Title: Metacridamides A and B from the biocontrol fungus metarhizium acridum

Author
item Krasnoff, Stuart
item ENGLICH, ULRICH - Cornell University
item MILLER, PAULA - Cornell University
item SHULER, MICHAEL - Cornell University
item Glahn, Raymond
item DONZELLI, BRUNO G. - Cornell University
item Gibson, Donna

Submitted to: American Society of Pharmacognosy
Publication Type: Abstract Only
Publication Acceptance Date: 7/29/2011
Publication Date: 7/29/2011
Citation: Krasnoff, S., Englich, U., Miller, P., Shuler, M.L., Glahn, R.P., Donzelli, B.G., Gibson, D.M. 2011. Metacridamides A and B from the biocontrol fungus metarhizium acridum. American Society of Pharmacognosy. p. 325.

Interpretive Summary:

Technical Abstract: Metarhizium acridum, an entomopathogenic fungus, has been commercialized and used successfully for biocontrol of grasshopper pests in Africa and Australia. As part of an effort to catalog the secondary metabolites of this fungus we discovered that its conidia produce two novel 17-membered macrocycles, metacridamides A (1) and B (2), which consist of a Phe unit condensed with a nonaketide, the likely product of a polyketide synthase. Planar structures were elucidated by a combination of mass spectrometric and NMR techniques. Following hydrolysis of 1, chiral amino acid analysis established the Phe unit as L-configured.

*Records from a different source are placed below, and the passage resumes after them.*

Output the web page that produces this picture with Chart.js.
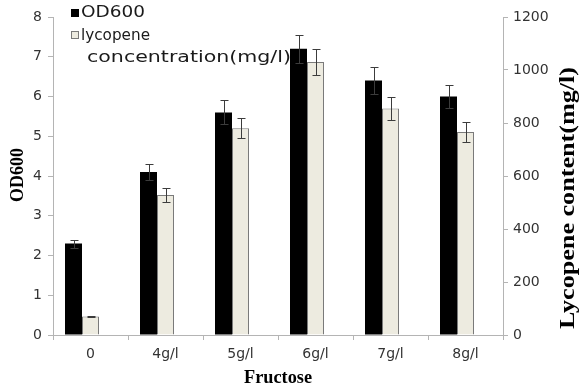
<!DOCTYPE html>
<html>
<head>
<meta charset="utf-8">
<script src="https://cdn.jsdelivr.net/npm/chart.js@4.4.0/dist/chart.umd.min.js"></script>
<style>
  html, body { margin: 0; padding: 0; background: #fff; }
  canvas { display: block; }
</style>
</head>
<body>
<canvas id="fructosaChart" width="581" height="391"></canvas>
<script>
// datos
const categorias = ["0", "4g/l", "5g/l", "6g/l", "7g/l", "8g/l"];
const od600 = [2.3, 4.1, 5.6, 7.2, 6.4, 6.0];
const od600Error = [0.1, 0.2, 0.3, 0.35, 0.33, 0.3];
const licopeno = [70, 528, 780, 1030, 855, 766];
const licopenoError = [2, 25, 38, 50, 42, 38];
const huecoVacio = [null, null, null, null, null, null];

const serieOD = "OD600";
const serieLicopenoL1 = "lycopene";
const serieLicopenoL2 = "concentration(mg/l)";
const tituloX = "Fructose";
const tituloIzq = "OD600";
const tituloDer = "Lycopene content(mg/l)";

const GRIS_EJE = "#b4b4b4";
const CREMA = "#edebe0";

// texto estirado a un ancho dado (el original está deformado)
function textoAjustado(ctx, texto, x, y, ancho, angulo) {
  ctx.save();
  ctx.translate(x, y);
  ctx.rotate(angulo || 0);
  const natural = ctx.measureText(texto).width;
  ctx.scale(ancho / natural, 1);
  ctx.fillText(texto, 0, 0);
  ctx.restore();
}

// barras de error
const barrasError = {
  id: "barrasError",
  afterDatasetsDraw(chart) {
    const ctx = chart.ctx;
    chart.data.datasets.forEach((ds, i) => {
      if (!ds.errores) return;
      const meta = chart.getDatasetMeta(i);
      const escala = chart.scales[ds.yAxisID];
      meta.data.forEach((barra, j) => {
        const v = ds.data[j];
        const e = ds.errores[j];
        const yArriba = Math.round(escala.getPixelForValue(v + e)) + 0.5;
        const yAbajo = Math.round(escala.getPixelForValue(v - e)) + 0.5;
        const x = Math.round(barra.x) + 0.5;
        ctx.save();
        ctx.strokeStyle = "#3c3c3c";
        ctx.lineWidth = 1;
        ctx.beginPath();
        ctx.moveTo(x, yArriba); ctx.lineTo(x, yAbajo);
        ctx.moveTo(x - 4, yArriba); ctx.lineTo(x + 4, yArriba);
        ctx.moveTo(x - 4, yAbajo); ctx.lineTo(x + 4, yAbajo);
        ctx.stroke();
        ctx.restore();
      });
    });
  }
};

// leyenda y títulos de ejes
const textos = {
  id: "textos",
  afterDraw(chart) {
    const ctx = chart.ctx;
    const area = chart.chartArea;
    ctx.save();
    ctx.textBaseline = "alphabetic";

    // leyenda
    ctx.fillStyle = "#000";
    ctx.fillRect(71, 9, 8, 8);
    ctx.fillStyle = CREMA;
    ctx.fillRect(71, 31, 8, 8);
    ctx.strokeStyle = "#7a7a7a";
    ctx.lineWidth = 1;
    ctx.strokeRect(71.5, 31.5, 7, 7);

    ctx.fillStyle = "#1a1a1a";
    ctx.font = "15px 'DejaVu Sans'";
    ctx.textAlign = "left";
    textoAjustado(ctx, serieOD, 81, 17, 64);
    textoAjustado(ctx, serieLicopenoL1, 81, 40, 69);
    textoAjustado(ctx, serieLicopenoL2, 87, 62, 204);

    // títulos
    ctx.fillStyle = "#000";
    ctx.font = "bold 18px 'Liberation Serif'";
    ctx.textAlign = "center";
    textoAjustado(ctx, tituloX, (area.left + area.right) / 2, 383, 68);
    textoAjustado(ctx, tituloIzq, 23, 175, 54, -Math.PI / 2);
    ctx.font = "bold 20px 'Liberation Serif'";
    textoAjustado(ctx, tituloDer, 574, 198, 262, -Math.PI / 2);
    ctx.restore();
  }
};

const fuenteTicks = { family: "DejaVu Sans", size: 14 };
const sinComas = (v) => String(v);

const ctx = document.getElementById("fructosaChart").getContext("2d");

new Chart(ctx, {
  type: "bar",
  data: {
    labels: categorias,
    datasets: [
      {
        label: serieOD,
        data: od600,
        errores: od600Error,
        yAxisID: "y",
        backgroundColor: "#000000",
        borderColor: "#000000",
        borderWidth: 0
      },
      {
        label: serieLicopenoL1 + " " + serieLicopenoL2,
        data: licopeno,
        errores: licopenoError,
        yAxisID: "y1",
        backgroundColor: CREMA,
        borderColor: "#7a7a7a",
        borderWidth: 1
      },
      {
        // hueco a la derecha de cada grupo, como en el original
        label: "",
        data: huecoVacio,
        yAxisID: "y",
        backgroundColor: "rgba(0,0,0,0)"
      }
    ]
  },
  options: {
    responsive: false,
    animation: false,
    layout: { padding: { top: 17, left: 0, right: 0, bottom: 0 } },
    datasets: {
      bar: { categoryPercentage: 0.68, barPercentage: 1 }
    },
    plugins: {
      legend: { display: false },
      tooltip: { enabled: false }
    },
    scales: {
      x: {
        offset: true,
        grid: {
          display: true,
          offset: true,
          drawOnChartArea: false,
          drawTicks: true,
          tickLength: 5,
          color: GRIS_EJE
        },
        border: { display: true, color: GRIS_EJE },
        ticks: { color: "#333", padding: 6, font: fuenteTicks },
        afterFit(scale) { scale.height = 56; }
      },
      y: {
        position: "left",
        min: 0,
        max: 8,
        ticks: { stepSize: 1, color: "#333", padding: 6, font: fuenteTicks, callback: sinComas },
        grid: {
          display: true,
          drawOnChartArea: false,
          drawTicks: true,
          tickLength: 5,
          color: GRIS_EJE
        },
        border: { display: true, color: GRIS_EJE },
        afterFit(scale) { scale.width = 53; }
      },
      y1: {
        position: "right",
        min: 0,
        max: 1200,
        ticks: { stepSize: 200, color: "#333", padding: 5, font: fuenteTicks, callback: sinComas },
        grid: {
          display: true,
          drawOnChartArea: false,
          drawTicks: true,
          tickLength: 5,
          color: GRIS_EJE
        },
        border: { display: true, color: GRIS_EJE },
        afterFit(scale) { scale.width = 78; }
      }
    }
  },
  plugins: [barrasError, textos]
});
</script>
</body>
</html>
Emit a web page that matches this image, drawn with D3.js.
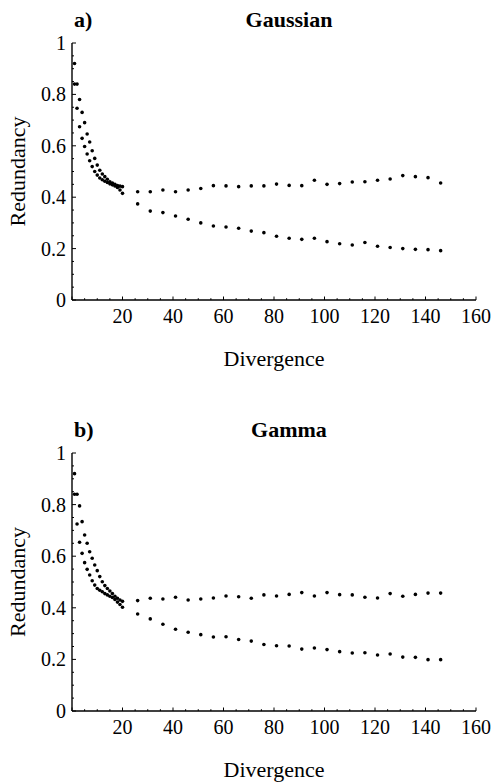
<!DOCTYPE html>
<html>
<head>
<meta charset="utf-8">
<script src="https://cdn.jsdelivr.net/npm/d3@7"></script>
<style>
  body { margin: 0; background: #fff; }
  svg { display: block; }
</style>
</head>
<body>
<svg id="chart" width="493" height="782"></svg>
<script>
// ---------- data ----------
const denseX  = [1,2,3,4,5,6,7,8,9,10,11,12,13,14,15,16,17,18,19,20];
const sparseX = [26,31,36,41,46,51,56,61,66,71,76,81,86,91,96,101,106,111,116,121,126,131,136,141,146];

const xTicks = [20,40,60,80,100,120,140,160];
const yTicks = [0,0.2,0.4,0.6,0.8,1];
const yTickLabels = ["0","0.2","0.4","0.6","0.8","1"];

// Gaussian (panel a)
const gaussUpperDense  = [0.92,0.84,0.78,0.73,0.69,0.646,0.615,0.581,0.551,0.525,0.505,0.49,0.48,0.47,0.46,0.455,0.45,0.445,0.443,0.441];
const gaussLowerDense  = [0.84,0.746,0.674,0.629,0.597,0.568,0.542,0.519,0.50,0.486,0.475,0.468,0.462,0.457,0.452,0.448,0.444,0.438,0.428,0.415];
const gaussUpperSparse = [0.421,0.421,0.428,0.421,0.428,0.434,0.445,0.444,0.441,0.444,0.444,0.451,0.446,0.445,0.466,0.450,0.453,0.459,0.460,0.466,0.471,0.484,0.480,0.476,0.455];
const gaussLowerSparse = [0.374,0.346,0.340,0.327,0.314,0.300,0.288,0.284,0.279,0.268,0.262,0.248,0.240,0.236,0.240,0.227,0.219,0.214,0.224,0.209,0.204,0.200,0.197,0.196,0.192];

// Gamma (panel b)
const gammaUpperDense  = [0.92,0.84,0.795,0.734,0.682,0.650,0.617,0.592,0.566,0.544,0.521,0.501,0.486,0.475,0.465,0.455,0.445,0.437,0.43,0.425];
const gammaLowerDense  = [0.84,0.725,0.654,0.611,0.575,0.549,0.527,0.505,0.488,0.475,0.468,0.462,0.455,0.45,0.445,0.44,0.432,0.422,0.413,0.402];
const gammaUpperSparse = [0.428,0.437,0.434,0.441,0.430,0.434,0.438,0.446,0.443,0.437,0.450,0.446,0.452,0.459,0.446,0.459,0.451,0.450,0.441,0.438,0.455,0.445,0.452,0.457,0.457];
const gammaLowerSparse = [0.376,0.357,0.336,0.317,0.305,0.296,0.287,0.288,0.277,0.271,0.258,0.253,0.252,0.240,0.244,0.238,0.230,0.225,0.226,0.217,0.221,0.209,0.208,0.199,0.199];

const panels = [
  { tag: "a)", title: "Gaussian", top: 43, bottom: 300,
    series: [[denseX, gaussUpperDense],[denseX, gaussLowerDense],[sparseX, gaussUpperSparse],[sparseX, gaussLowerSparse]] },
  { tag: "b)", title: "Gamma", top: 453, bottom: 711,
    series: [[denseX, gammaUpperDense],[denseX, gammaLowerDense],[sparseX, gammaUpperSparse],[sparseX, gammaLowerSparse]] }
];

const FONT = "'Liberation Serif', 'Times New Roman', Times, 'DejaVu Serif', 'Noto Serif', serif";

// ---------- drawing ----------
const svg = d3.select("#chart");
const x = d3.scaleLinear().domain([0,160]).range([72,476]);

panels.forEach(p => {
  const y = d3.scaleLinear().domain([0,1]).range([p.bottom, p.top]);
  const g = svg.append("g").attr("font-family", FONT).attr("fill", "#000");

  // axes lines
  g.append("line").attr("x1", x(0)).attr("x2", x(0)).attr("y1", y(0)).attr("y2", y(1))
    .attr("stroke", "#000").attr("stroke-width", 1.4);
  g.append("line").attr("x1", x(0)).attr("x2", x(160)).attr("y1", y(0)).attr("y2", y(0))
    .attr("stroke", "#000").attr("stroke-width", 1.4);

  // y ticks (inward)
  d3.range(0, 1.0001, 0.05).forEach(v => {
    const major = Math.abs(v * 5 - Math.round(v * 5)) < 1e-6;
    g.append("line").attr("x1", x(0)).attr("x2", x(0) + (major ? 4 : 2))
      .attr("y1", y(v)).attr("y2", y(v)).attr("stroke", "#000").attr("stroke-width", 1);
  });
  yTicks.forEach((v, i) => {
    g.append("text").attr("x", x(0) - 6).attr("y", y(v)).attr("dy", "0.35em")
      .attr("text-anchor", "end").attr("font-size", 20).text(yTickLabels[i]);
  });

  // x ticks (inward)
  d3.range(0, 160.001, 5).forEach(v => {
    const major = v % 20 === 0;
    g.append("line").attr("x1", x(v)).attr("x2", x(v))
      .attr("y1", y(0)).attr("y2", y(0) - (major ? 3.5 : 1.8)).attr("stroke", "#000").attr("stroke-width", 1);
  });
  xTicks.forEach(v => {
    g.append("text").attr("x", x(v)).attr("y", y(0) + 23)
      .attr("text-anchor", "middle").attr("font-size", 20).text(v);
  });

  // axis labels
  g.append("text").attr("x", 274).attr("y", y(0) + 66)
    .attr("text-anchor", "middle").attr("font-size", 22).text("Divergence");
  const cy = (y(0) + y(1)) / 2;
  g.append("text").attr("transform", `translate(25,${cy}) rotate(-90)`)
    .attr("text-anchor", "middle").attr("font-size", 22).text("Redundancy");

  // titles
  g.append("text").attr("x", 74).attr("y", y(1) - 16)
    .attr("font-size", 22).attr("font-weight", "bold").text(p.tag);
  g.append("text").attr("x", 289).attr("y", y(1) - 16)
    .attr("text-anchor", "middle").attr("font-size", 22).attr("font-weight", "bold").text(p.title);

  // points
  p.series.forEach(([xs, ys]) => {
    g.selectAll(null).data(ys).enter().append("circle")
      .attr("cx", (d, i) => x(xs[i])).attr("cy", d => y(d))
      .attr("r", 1.8).attr("fill", "#000");
  });
});
</script>
</body>
</html>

A crystal structure provided the absolute configuration of the eight remaining stereogenic centers in 1. Metacridamide A, but not B, exhibited moderate cytotoxicity (EC50s < 10µM) against Caco-2 (epithelial colorectal adenocarcinoma), MCF-7 (breast cancer), and HepG2/C3A (hepatoma) cell lines. Neither analog showed antimicrobial or insecticidal activity. The function of the compounds for the producing organism remains unknown.